Il faut travailler pas mal plus fort qu'autrefois, mais... il y a encore moyen faire des découvertes jazzistiques au FIJM lorsqu'on s'en donne vraiment la peine. La soirée dominicale, en tout cas, comptait au moins deux prises de choix: Get The Blessing et Kneebody.

Les enregistrements du quartette anglais laissaient prévoir une soirée intéressante au Gesù. Vu le lien de parenté entre le bassiste Jim Barr et la célébrissime formation trip hop Portishead (dont il est aussi le bassiste), il était facile de deviner l'intérêt que porterait une portion congrue de non jazzophiles à Get the Blessing.

Pouvoir attractif comparable à celui de Colin Stetson, vendredi soir au même Gesù - tapissés de micro-contacts, son corps et son saxophone ont fait boum dans les oreilles des hipsters qui y découvraient la respiration circulaire et des effets texturaux inédits, après l'avoir entendu dans moult contextes indies - avec plusieurs musiciens montréalais, plus récemment aux côtés de Bon Iver.

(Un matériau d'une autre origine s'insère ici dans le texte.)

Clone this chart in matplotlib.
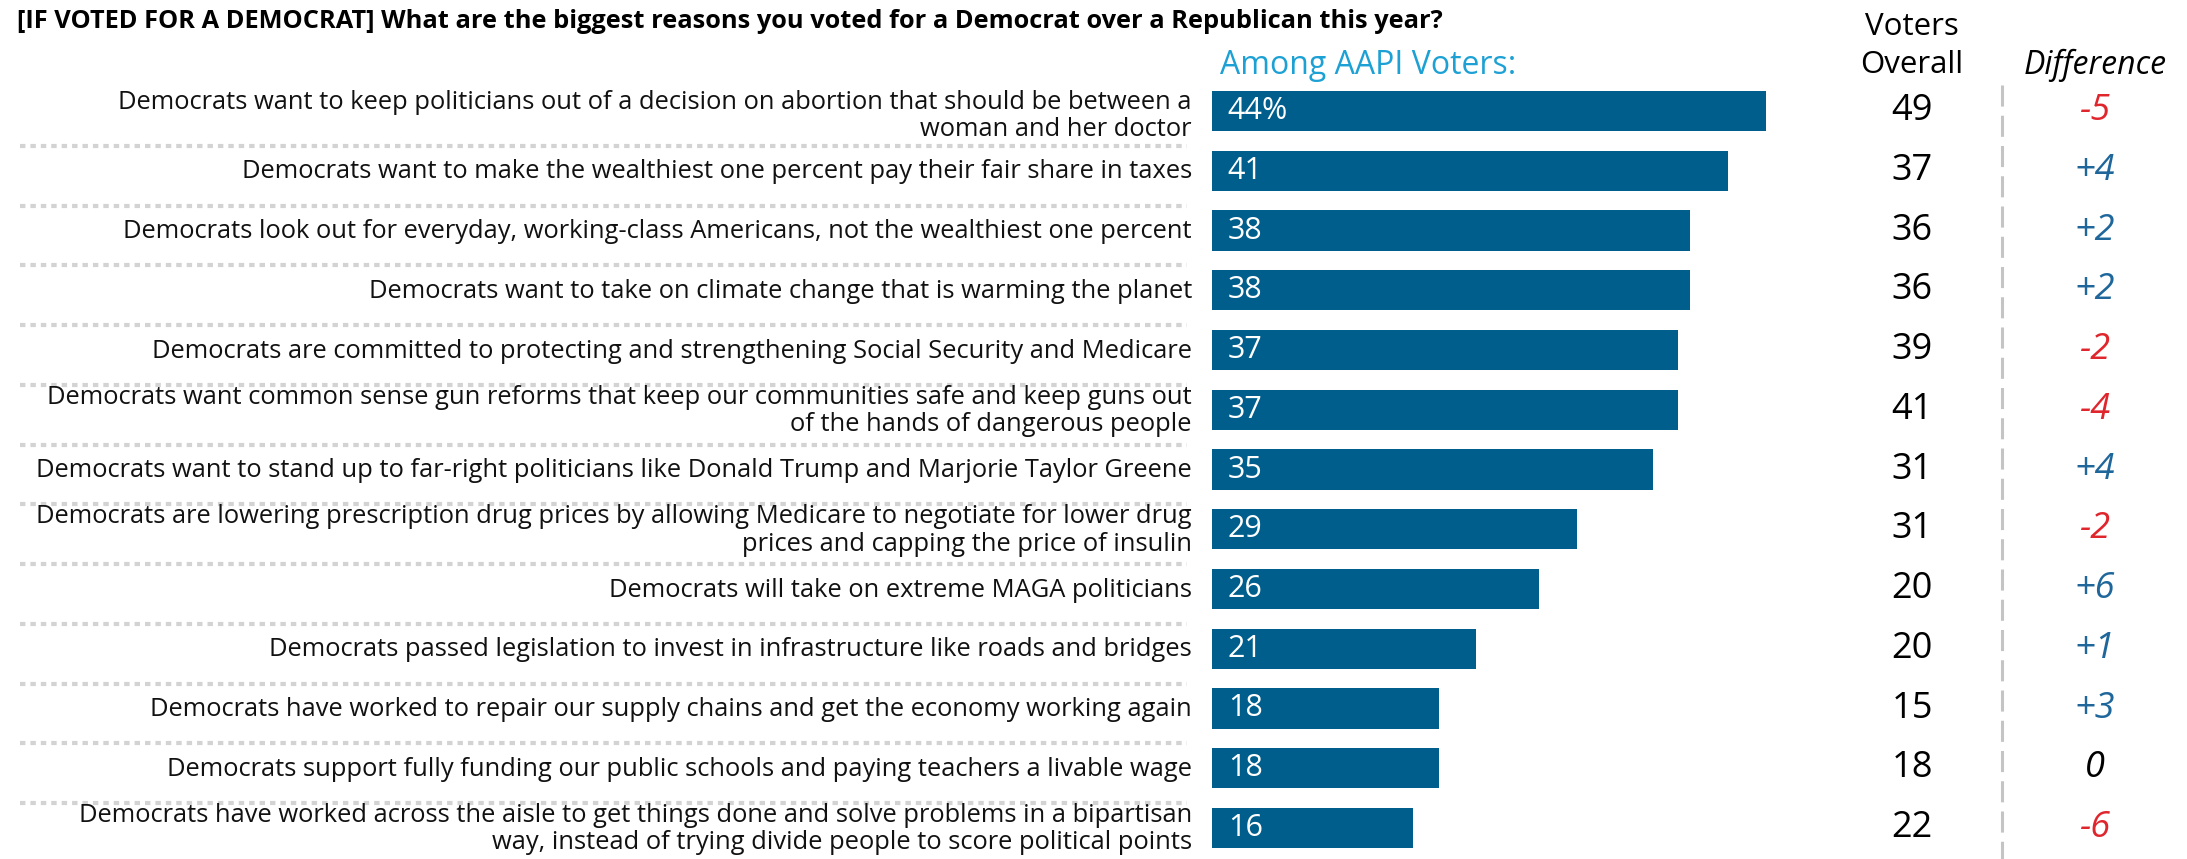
import matplotlib.pyplot as plt
import matplotlib.transforms as mtransforms

plt.rcParams['font.family'] = ['Open Sans', 'DejaVu Sans']

title = '[IF VOTED FOR A DEMOCRAT] What are the biggest reasons you voted for a Democrat over a Republican this year?'
labels = [
    'Democrats want to keep politicians out of a decision on abortion that should be between a\nwoman and her doctor',
    'Democrats want to make the wealthiest one percent pay their fair share in taxes',
    'Democrats look out for everyday, working-class Americans, not the wealthiest one percent',
    'Democrats want to take on climate change that is warming the planet',
    'Democrats are committed to protecting and strengthening Social Security and Medicare',
    'Democrats want common sense gun reforms that keep our communities safe and keep guns out\nof the hands of dangerous people',
    'Democrats want to stand up to far-right politicians like Donald Trump and Marjorie Taylor Greene',
    'Democrats are lowering prescription drug prices by allowing Medicare to negotiate for lower drug\nprices and capping the price of insulin',
    'Democrats will take on extreme MAGA politicians',
    'Democrats passed legislation to invest in infrastructure like roads and bridges',
    'Democrats have worked to repair our supply chains and get the economy working again',
    'Democrats support fully funding our public schools and paying teachers a livable wage',
    'Democrats have worked across the aisle to get things done and solve problems in a bipartisan\nway, instead of trying divide people to score political points',
]
aapi = [44, 41, 38, 38, 37, 37, 35, 29, 26, 21, 18, 18, 16]
overall = [49, 37, 36, 36, 39, 41, 31, 31, 20, 20, 15, 18, 22]
diff = [a - o for a, o in zip(aapi, overall)]

W, H = 2187, 859
BAR_COL = '#005E8C'
POS_COL = '#1F679B'
NEG_COL = '#E0262D'

fig = plt.figure(figsize=(W / 100, H / 100), dpi=100)
ax = fig.add_axes([1212 / W, 0, 975 / W, 1])
ax.set_xlim(0, 975 / 12.59)
ax.set_ylim((H - 111) / 59.75, -111 / 59.75)
ax.axis('off')

rows = list(range(len(labels)))
ax.barh(rows, aapi, height=0.67, color=BAR_COL)

tr = mtransforms.blended_transform_factory(fig.transFigure, ax.transData)

for i in rows:
    txt = f'{aapi[i]}%' if i == 0 else str(aapi[i])
    ax.text(1.25, i, txt, color='white', fontsize=22, fontweight='medium', va='center', ha='left')
    ax.text(1192 / W, i + (0.08 if i == 0 else 0.02), labels[i],
            transform=tr, ha='right', va='center', fontsize=18.35, linespacing=1.12, color='#111111')
    ax.text(1912 / W, i, str(overall[i]), transform=tr, ha='center', va='center',
            fontsize=26, fontweight='medium', color='black')
    d = diff[i]
    if d > 0:
        dt, dc = f'+{d}', POS_COL
    elif d < 0:
        dt, dc = f'-{abs(d)}', NEG_COL
    else:
        dt, dc = '0', 'black'
    ax.text(2095 / W, i, dt, transform=tr, ha='center', va='center',
            fontsize=26, fontweight='medium', style='italic', color=dc)

# dotted separators between rows
for i in rows[:-1]:
    ax.plot([20 / W, 1187 / W], [i + 0.585, i + 0.585], transform=tr, color='#D3D3D3',
            lw=3, dashes=(1.3, 1.2), clip_on=False, solid_capstyle='butt')

# dashed vertical divider
ax.plot([2002 / W, 2002 / W], [-0.435, (H - 111) / 59.75], transform=tr, color='#C4C4C4',
        lw=2.2, dashes=(6.9, 3), clip_on=False)

# headers
fig.text(17 / W, 1 - 22 / H, title, fontsize=18.3, fontweight='bold', va='center', ha='left')
fig.text(1220 / W, 1 - 65 / H, 'Among AAPI Voters:', fontsize=23, color='#1DA1D4',
         va='center', ha='left')
fig.text(1912 / W, 1 - 27 / H, 'Voters', fontsize=22.5, va='center', ha='center')
fig.text(1912 / W, 1 - 65 / H, 'Overall', fontsize=22.5, va='center', ha='center')
fig.text(2095 / W, 1 - 65 / H, 'Difference', fontsize=23, style='italic', va='center', ha='center')

fig.savefig('out.png', dpi=100, facecolor='white')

Côté Get The Blessing, rien de fabuleux côté performance individuelle. Rien de super compliqué côté écriture. Le goût et l'imagination l'emportent largement sur les habiletés techniques et les compositions qui en découlent. Dimanche soir, nous avions devant nous de bons musiciens de jazz qui ne pourraient déborder leur cadre local sans un discours personnel comme celui suggéré: contrepoint spontané des instruments, textures originales de la trompette (Pete Judge) et du saxophone (Jake  McMurchie) parce que ces instruments étaient souvent connectés à moult pédales d'effets dont les interprètes faisaient très bon usage, rythmes assez costauds (Dylan Howe), puissance collective, cohésion, attitude rock dans un contexte et une instrumentation résolument jazzistiques.

Voilà donc une proposition assez séduisante pour faire migrer des non jazzophiles vers le jazz, provisoirement du moins.

Quant à Kneebody, qui se produisait à 22h sur la scène Radio-Canada, il faut être un tantinet plus ferré pour tripper dès les premières mesures. Encore là, les non jazzophiles curieux pouvaient y trouver leur compte. Excellents musiciens, parmi ces jeunes sorciers en voie de renouveler ce jazz-fusion que tant de mélomanes croient agonisant et sans intérêt aucun depuis des lustres. Qu'ils se réjouissent, des pousses bien vertes ont été repérées dans les gravats.

Kneebody compte sur un personnel éparpillé entre Los Angeles et New York, majoritairement originaire de Californie: Adam Benjamin, Fender Rhodes et claviers, Wendel Benjamin, saxophones, Nate Wood, basse (et aussi batteur du pianiste Tigran Hamasyan), Shane Endsley, trompette, Mark Guiliana, batterie (autre sideman de Tigran à ses heures).

Alors? La fluidité de l'exécution malgré les défis qu'elle pose, la densité du discours, l'exigence des performances individuelles, le contrepoint très intéressant du saxophone et de la trompette (mélodies écrites ou improvisées), l'approche polyrythmique, l'attitude rock. En bref, nous avons ici bien assez de matière à se mettre en les oreilles pour que l'expérience se poursuive, à tout le moins jusqu'au prochain rendez-vous.